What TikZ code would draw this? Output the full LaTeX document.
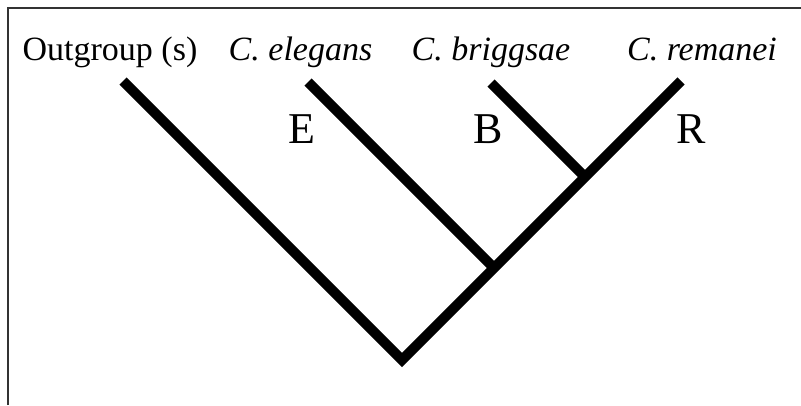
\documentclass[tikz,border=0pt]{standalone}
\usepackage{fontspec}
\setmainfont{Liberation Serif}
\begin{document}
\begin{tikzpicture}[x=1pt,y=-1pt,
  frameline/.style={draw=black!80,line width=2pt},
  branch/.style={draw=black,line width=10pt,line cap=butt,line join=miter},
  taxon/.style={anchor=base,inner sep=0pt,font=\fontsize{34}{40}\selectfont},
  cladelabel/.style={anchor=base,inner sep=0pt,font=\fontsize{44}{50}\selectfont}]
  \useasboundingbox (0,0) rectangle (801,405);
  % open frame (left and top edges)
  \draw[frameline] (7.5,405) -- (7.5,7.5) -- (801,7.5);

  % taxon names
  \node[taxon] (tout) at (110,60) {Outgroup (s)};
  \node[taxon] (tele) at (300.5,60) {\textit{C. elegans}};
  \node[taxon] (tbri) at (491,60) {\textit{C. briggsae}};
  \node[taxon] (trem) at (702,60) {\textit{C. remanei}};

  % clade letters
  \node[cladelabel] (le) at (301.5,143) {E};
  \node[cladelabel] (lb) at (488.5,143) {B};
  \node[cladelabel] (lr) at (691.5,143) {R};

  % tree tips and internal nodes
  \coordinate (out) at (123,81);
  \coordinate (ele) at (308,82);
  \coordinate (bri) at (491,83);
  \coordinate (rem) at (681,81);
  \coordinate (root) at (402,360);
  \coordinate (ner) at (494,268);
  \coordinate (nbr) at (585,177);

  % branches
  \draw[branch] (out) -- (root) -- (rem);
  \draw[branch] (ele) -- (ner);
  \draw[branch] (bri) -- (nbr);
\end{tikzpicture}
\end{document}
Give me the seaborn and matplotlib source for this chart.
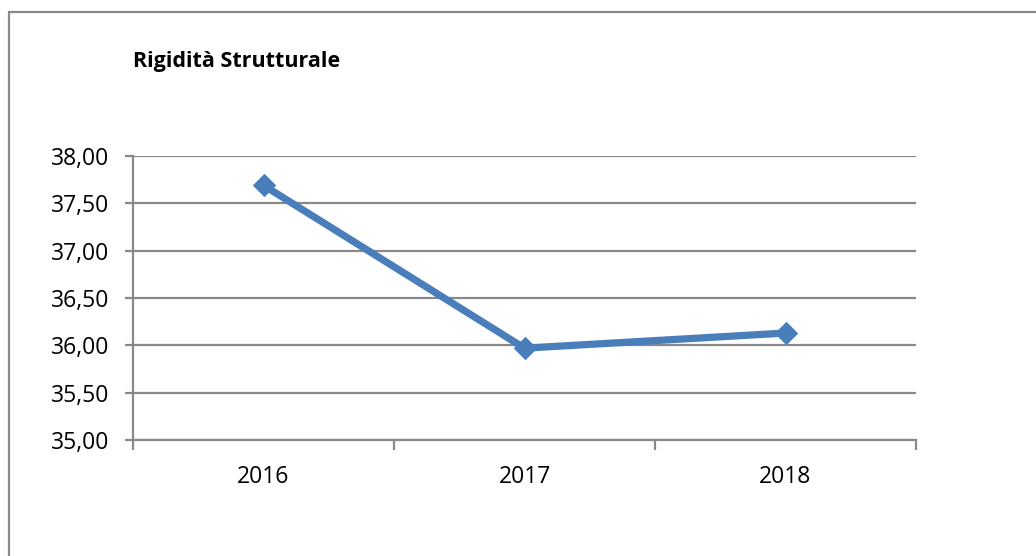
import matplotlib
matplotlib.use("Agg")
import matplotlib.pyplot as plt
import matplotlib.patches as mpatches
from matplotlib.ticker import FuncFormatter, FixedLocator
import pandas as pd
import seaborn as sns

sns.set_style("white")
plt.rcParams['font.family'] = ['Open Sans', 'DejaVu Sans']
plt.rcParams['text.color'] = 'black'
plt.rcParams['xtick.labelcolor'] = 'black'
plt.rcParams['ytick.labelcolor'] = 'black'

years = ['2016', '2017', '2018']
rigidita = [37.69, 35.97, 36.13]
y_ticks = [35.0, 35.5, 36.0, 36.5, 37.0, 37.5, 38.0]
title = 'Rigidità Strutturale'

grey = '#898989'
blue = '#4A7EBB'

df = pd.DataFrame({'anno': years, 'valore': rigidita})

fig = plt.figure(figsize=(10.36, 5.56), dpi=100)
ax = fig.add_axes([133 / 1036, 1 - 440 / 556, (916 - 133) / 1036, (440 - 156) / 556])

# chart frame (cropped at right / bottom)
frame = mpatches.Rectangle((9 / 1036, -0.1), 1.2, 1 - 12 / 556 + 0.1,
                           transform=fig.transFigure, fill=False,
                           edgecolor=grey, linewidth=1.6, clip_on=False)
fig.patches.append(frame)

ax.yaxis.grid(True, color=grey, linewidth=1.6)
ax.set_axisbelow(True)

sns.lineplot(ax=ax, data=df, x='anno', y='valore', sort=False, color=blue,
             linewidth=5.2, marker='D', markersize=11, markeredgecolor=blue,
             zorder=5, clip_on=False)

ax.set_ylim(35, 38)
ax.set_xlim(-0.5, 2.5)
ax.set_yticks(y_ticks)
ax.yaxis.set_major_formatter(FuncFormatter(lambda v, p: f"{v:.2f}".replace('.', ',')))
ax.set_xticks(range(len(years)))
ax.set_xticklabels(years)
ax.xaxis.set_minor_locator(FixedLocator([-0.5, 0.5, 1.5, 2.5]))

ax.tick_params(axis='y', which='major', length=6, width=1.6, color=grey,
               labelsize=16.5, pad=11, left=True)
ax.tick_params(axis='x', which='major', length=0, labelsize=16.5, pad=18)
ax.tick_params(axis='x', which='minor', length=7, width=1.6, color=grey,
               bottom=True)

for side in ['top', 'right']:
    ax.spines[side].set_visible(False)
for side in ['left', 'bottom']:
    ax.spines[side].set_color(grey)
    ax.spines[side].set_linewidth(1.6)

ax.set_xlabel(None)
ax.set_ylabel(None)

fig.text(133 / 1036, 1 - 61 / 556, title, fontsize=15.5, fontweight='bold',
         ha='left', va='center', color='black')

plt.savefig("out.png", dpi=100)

--- --- ---

* _To be done_: From the first line above to the line containing "(lr) at (691.5,143)", repeat each line exactly. Pictures stay out.

* _Reply to the task_:
What TikZ code would draw this? Output the full LaTeX document.
\documentclass[tikz,border=0pt]{standalone}
\usepackage{fontspec}
\setmainfont{Liberation Serif}
\begin{document}
\begin{tikzpicture}[x=1pt,y=-1pt,
  frameline/.style={draw=black!80,line width=2pt},
  branch/.style={draw=black,line width=10pt,line cap=butt,line join=miter},
  taxon/.style={anchor=base,inner sep=0pt,font=\fontsize{34}{40}\selectfont},
  cladelabel/.style={anchor=base,inner sep=0pt,font=\fontsize{44}{50}\selectfont}]
  \useasboundingbox (0,0) rectangle (801,405);
  % open frame (left and top edges)
  \draw[frameline] (7.5,405) -- (7.5,7.5) -- (801,7.5);

  % taxon names
  \node[taxon] (tout) at (110,60) {Outgroup (s)};
  \node[taxon] (tele) at (300.5,60) {\textit{C. elegans}};
  \node[taxon] (tbri) at (491,60) {\textit{C. briggsae}};
  \node[taxon] (trem) at (702,60) {\textit{C. remanei}};

  % clade letters
  \node[cladelabel] (le) at (301.5,143) {E};
  \node[cladelabel] (lb) at (488.5,143) {B};
  \node[cladelabel] (lr) at (691.5,143) {R};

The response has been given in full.